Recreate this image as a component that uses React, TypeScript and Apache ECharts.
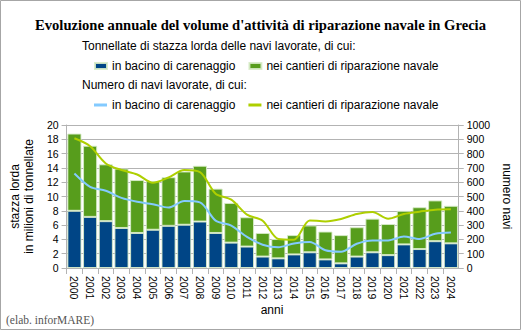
import React, { useEffect, useRef } from "react";
import * as echarts from "echarts";

const years = ["2000","2001","2002","2003","2004","2005","2006","2007","2008","2009","2010","2011","2012","2013","2014","2015","2016","2017","2018","2019","2020","2021","2022","2023","2024"];
// million GT
const tonBacino = [8.0, 7.15, 6.55, 5.6, 4.9, 5.35, 5.9, 6.05, 6.5, 4.9, 3.55, 3.0, 1.6, 1.35, 1.9, 2.2, 1.2, 0.65, 1.6, 2.2, 1.8, 3.3, 2.65, 3.75, 3.45];
const tonCantieri = [10.8, 9.95, 7.95, 8.3, 7.4, 6.8, 6.8, 7.45, 7.8, 6.2, 5.55, 4.1, 3.3, 2.7, 2.7, 3.75, 3.9, 3.95, 4.1, 4.7, 4.35, 4.7, 5.85, 5.7, 5.25];
// number of ships
const naviBacino = [661, 568, 540, 490, 463, 446, 423, 468, 459, 331, 296, 217, 163, 145, 172, 182, 124, 114, 170, 193, 193, 221, 203, 240, 249];
const naviCantieri = [907, 852, 731, 685, 654, 596, 633, 685, 671, 520, 478, 373, 331, 203, 198, 333, 326, 343, 378, 392, 345, 378, 394, 408, 410];

const leftTicks = { min: 0, max: 20, interval: 2 };
const rightTicks = { min: 0, max: 1000, interval: 100 };

const nameBacino = "in bacino di carenaggio";
const nameCantieri = "nei cantieri di riparazione navale";

const GRAY = "#b3b3b3";
const SANS = "'Liberation Sans', Arial, sans-serif";
const SERIF = "'Liberation Serif', 'Times New Roman', serif";

export default function App() {
  const ref = useRef<HTMLDivElement>(null);
  useEffect(() => {
    if (!ref.current) return;
    const chart = echarts.init(ref.current, null, { renderer: "svg" });
    const stripPrefix = (n: string) => n.replace(/^.*?: /, "");
    chart.setOption({
      animation: false,
      backgroundColor: "#ffffff",
      textStyle: { fontFamily: SANS },
      title: {
        text: "Evoluzione annuale del volume d'attività di riparazione navale in Grecia",
        left: "center",
        top: 12,
        textStyle: { fontFamily: SERIF, fontWeight: "bold", fontSize: 14.6, color: "#000" },
      },
      legend: [
        {
          left: 89,
          top: 55,
          itemWidth: 12,
          itemHeight: 6,
          itemGap: 13,
          icon: "rect",
          data: ["t: " + nameBacino, "t: " + nameCantieri],
          formatter: stripPrefix,
          textStyle: { fontSize: 12, color: "#000", fontFamily: SANS },
          selectedMode: false,
        },
        {
          left: 89,
          top: 94,
          itemWidth: 13,
          itemHeight: 3,
          itemGap: 13,
          icon: "rect",
          data: ["n: " + nameBacino, "n: " + nameCantieri],
          formatter: stripPrefix,
          textStyle: { fontSize: 12, color: "#000", fontFamily: SANS },
          selectedMode: false,
        },
      ],
      grid: { left: 58, right: 53, top: 125, bottom: 62 },
      xAxis: {
        type: "category",
        data: years,
        axisLine: { lineStyle: { color: GRAY } },
        axisTick: { show: true, length: 6, lineStyle: { color: GRAY } },
        axisLabel: { rotate: -90, color: "#000", fontSize: 10.5, margin: 8, interval: 0 },
      },
      yAxis: [
        {
          type: "value",
          position: "left",
          ...leftTicks,
          axisLine: { show: true, lineStyle: { color: GRAY } },
          axisTick: { show: true, length: 5, lineStyle: { color: GRAY } },
          splitLine: { lineStyle: { color: GRAY } },
          axisLabel: { color: "#000", fontSize: 10.5, margin: 8 },
          name: "stazza lorda\nin milioni di tonnellate",
          nameLocation: "middle",
          nameRotate: 90,
          nameGap: 24,
          nameTextStyle: { fontSize: 12, color: "#000", lineHeight: 14 },
        },
        {
          type: "value",
          position: "right",
          ...rightTicks,
          axisLine: { show: true, lineStyle: { color: GRAY } },
          axisTick: { show: true, length: 5, lineStyle: { color: GRAY } },
          splitLine: { show: false },
          axisLabel: { color: "#000", fontSize: 10.5, margin: 8, formatter: (v: number) => String(v) },
          name: "numero navi",
          nameLocation: "middle",
          nameRotate: -90,
          nameGap: 37,
          nameTextStyle: { fontSize: 12, color: "#000" },
        },
      ],
      series: [
        {
          name: "t: " + nameBacino,
          type: "bar",
          stack: "ton",
          yAxisIndex: 0,
          data: tonBacino,
          barCategoryGap: "10%",
          itemStyle: { color: "#004586", borderColor: "rgba(215,235,200,0.9)", borderWidth: 1 },
        },
        {
          name: "t: " + nameCantieri,
          type: "bar",
          stack: "ton",
          yAxisIndex: 0,
          data: tonCantieri,
          barCategoryGap: "10%",
          itemStyle: { color: "#579d1c", borderColor: "rgba(215,235,200,0.9)", borderWidth: 1 },
        },
        {
          name: "n: " + nameBacino,
          type: "line",
          yAxisIndex: 1,
          data: naviBacino,
          smooth: 0.3,
          symbol: "none",
          lineStyle: { color: "#83caff", width: 2 },
          itemStyle: { color: "#83caff" },
        },
        {
          name: "n: " + nameCantieri,
          type: "line",
          yAxisIndex: 1,
          data: naviCantieri,
          smooth: 0.3,
          symbol: "none",
          lineStyle: { color: "#aecf00", width: 2 },
          itemStyle: { color: "#aecf00" },
        },
      ],
      graphic: [
        {
          type: "rect",
          shape: { x: 0.5, y: 0.5, width: 520, height: 329 },
          style: { fill: "none", stroke: "#a6a6a6", lineWidth: 1 },
          silent: true,
        },
        {
          type: "text",
          x: 82,
          y: 46,
          style: { text: "Tonnellate di stazza lorda delle navi lavorate, di cui:", fontSize: 12, fontFamily: SANS, fill: "#000", verticalAlign: "middle" },
        },
        {
          type: "text",
          x: 82,
          y: 85,
          style: { text: "Numero di navi lavorate, di cui:", fontSize: 12, fontFamily: SANS, fill: "#000", verticalAlign: "middle" },
        },
        {
          type: "text",
          x: 272,
          y: 310,
          style: { text: "anni", fontSize: 12, fontFamily: SANS, fill: "#000", align: "center", verticalAlign: "middle" },
        },
        {
          type: "text",
          x: 6,
          y: 320,
          style: { text: "(elab. inforMARE)", fontSize: 11.5, fontFamily: SERIF, fill: "#555", verticalAlign: "middle" },
        },
      ],
    });
    return () => chart.dispose();
  }, []);
  return (
    <div style={{ position: "fixed", left: 0, top: 0, width: 521, height: 330, background: "#fff" }}>
      <div ref={ref} style={{ width: 521, height: 330 }} />
    </div>
  );
}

────────

● AIM OF THE EXERCISE: Repeat the data exactly, excluding the pictures.

● EXERCISE RESULT:
Recreate this image as a component that uses React, TypeScript and Apache ECharts.
import React, { useEffect, useRef } from "react";
import * as echarts from "echarts";

const years = ["2000","2001","2002","2003","2004","2005","2006","2007","2008","2009","2010","2011","2012","2013","2014","2015","2016","2017","2018","2019","2020","2021","2022","2023","2024"];
// million GT
const tonBacino = [8.0, 7.15, 6.55, 5.6, 4.9, 5.35, 5.9, 6.05, 6.5, 4.9, 3.55, 3.0, 1.6, 1.35, 1.9, 2.2, 1.2, 0.65, 1.6, 2.2, 1.8, 3.3, 2.65, 3.75, 3.45];
const tonCantieri = [10.8, 9.95, 7.95, 8.3, 7.4, 6.8, 6.8, 7.45, 7.8, 6.2, 5.55, 4.1, 3.3, 2.7, 2.7, 3.75, 3.9, 3.95, 4.1, 4.7, 4.35, 4.7, 5.85, 5.7, 5.25];
// number of ships
const naviBacino = [661, 568, 540, 490, 463, 446, 423, 468, 459, 331, 296, 217, 163, 145, 172, 182, 124, 114, 170, 193, 193, 221, 203, 240, 249];
const naviCantieri = [907, 852, 731, 685, 654, 596, 633, 685, 671, 520, 478, 373, 331, 203, 198, 333, 326, 343, 378, 392, 345, 378, 394, 408, 410];

const leftTicks = { min: 0, max: 20, interval: 2 };
const rightTicks = { min: 0, max: 1000, interval: 100 };

const nameBacino = "in bacino di carenaggio";
const nameCantieri = "nei cantieri di riparazione navale";

const GRAY = "#b3b3b3";
const SANS = "'Liberation Sans', Arial, sans-serif";
const SERIF = "'Liberation Serif', 'Times New Roman', serif";

export default function App() {
  const ref = useRef<HTMLDivElement>(null);
  useEffect(() => {
    if (!ref.current) return;
    const chart = echarts.init(ref.current, null, { renderer: "svg" });
    const stripPrefix = (n: string) => n.replace(/^.*?: /, "");
    chart.setOption({
      animation: false,
      backgroundColor: "#ffffff",
      textStyle: { fontFamily: SANS },
      title: {
        text: "Evoluzione annuale del volume d'attività di riparazione navale in Grecia",
        left: "center",
        top: 12,
        textStyle: { fontFamily: SERIF, fontWeight: "bold", fontSize: 14.6, color: "#000" },
      },
      legend: [
        {
          left: 89,
          top: 55,
          itemWidth: 12,
          itemHeight: 6,
          itemGap: 13,
          icon: "rect",
          data: ["t: " + nameBacino, "t: " + nameCantieri],
          formatter: stripPrefix,
          textStyle: { fontSize: 12, color: "#000", fontFamily: SANS },
          selectedMode: false,
        },
        {
          left: 89,
          top: 94,
          itemWidth: 13,
          itemHeight: 3,
          itemGap: 13,
          icon: "rect",
          data: ["n: " + nameBacino, "n: " + nameCantieri],
          formatter: stripPrefix,
          textStyle: { fontSize: 12, color: "#000", fontFamily: SANS },
          selectedMode: false,
        },
      ],
      grid: { left: 58, right: 53, top: 125, bottom: 62 },
      xAxis: {
        type: "category",
        data: years,
        axisLine: { lineStyle: { color: GRAY } },
        axisTick: { show: true, length: 6, lineStyle: { color: GRAY } },
        axisLabel: { rotate: -90, color: "#000", fontSize: 10.5, margin: 8, interval: 0 },
      },
      yAxis: [
        {
          type: "value",
          position: "left",
          ...leftTicks,
          axisLine: { show: true, lineStyle: { color: GRAY } },
          axisTick: { show: true, length: 5, lineStyle: { color: GRAY } },
          splitLine: { lineStyle: { color: GRAY } },
          axisLabel: { color: "#000", fontSize: 10.5, margin: 8 },
          name: "stazza lorda\nin milioni di tonnellate",
          nameLocation: "middle",
          nameRotate: 90,
          nameGap: 24,
          nameTextStyle: { fontSize: 12, color: "#000", lineHeight: 14 },
        },
        {
          type: "value",
          position: "right",
          ...rightTicks,
          axisLine: { show: true, lineStyle: { color: GRAY } },
          axisTick: { show: true, length: 5, lineStyle: { color: GRAY } },
          splitLine: { show: false },
          axisLabel: { color: "#000", fontSize: 10.5, margin: 8, formatter: (v: number) => String(v) },
          name: "numero navi",
          nameLocation: "middle",
          nameRotate: -90,
          nameGap: 37,
          nameTextStyle: { fontSize: 12, color: "#000" },
        },
      ],
      series: [
        {
          name: "t: " + nameBacino,
          type: "bar",
          stack: "ton",
          yAxisIndex: 0,
          data: tonBacino,
          barCategoryGap: "10%",
          itemStyle: { color: "#004586", borderColor: "rgba(215,235,200,0.9)", borderWidth: 1 },
        },
        {
          name: "t: " + nameCantieri,
          type: "bar",
          stack: "ton",
          yAxisIndex: 0,
          data: tonCantieri,
          barCategoryGap: "10%",
          itemStyle: { color: "#579d1c", borderColor: "rgba(215,235,200,0.9)", borderWidth: 1 },
        },
        {
          name: "n: " + nameBacino,
          type: "line",
          yAxisIndex: 1,
          data: naviBacino,
          smooth: 0.3,
          symbol: "none",
          lineStyle: { color: "#83caff", width: 2 },
          itemStyle: { color: "#83caff" },
        },
        {
          name: "n: " + nameCantieri,
          type: "line",
          yAxisIndex: 1,
          data: naviCantieri,
          smooth: 0.3,
          symbol: "none",
          lineStyle: { color: "#aecf00", width: 2 },
          itemStyle: { color: "#aecf00" },
        },
      ],
      graphic: [
        {
          type: "rect",
          shape: { x: 0.5, y: 0.5, width: 520, height: 329 },
          style: { fill: "none", stroke: "#a6a6a6", lineWidth: 1 },
          silent: true,
        },
        {
          type: "text",
          x: 82,
          y: 46,
          style: { text: "Tonnellate di stazza lorda delle navi lavorate, di cui:", fontSize: 12, fontFamily: SANS, fill: "#000", verticalAlign: "middle" },
        },
        {
          type: "text",
          x: 82,
          y: 85,
          style: { text: "Numero di navi lavorate, di cui:", fontSize: 12, fontFamily: SANS, fill: "#000", verticalAlign: "middle" },
        },
        {
          type: "text",
          x: 272,
          y: 310,
          style: { text: "anni", fontSize: 12, fontFamily: SANS, fill: "#000", align: "center", verticalAlign: "middle" },
        },
        {
          type: "text",
          x: 6,
          y: 320,
          style: { text: "(elab. inforMARE)", fontSize: 11.5, fontFamily: SERIF, fill: "#555", verticalAlign: "middle" },
        },
      ],
    });
    return () => chart.dispose();
  }, []);
  return (
    <div style={{ position: "fixed", left: 0, top: 0, width: 521, height: 330, background: "#fff" }}>
      <div ref={ref} style={{ width: 521, height: 330 }} />
    </div>
  );
}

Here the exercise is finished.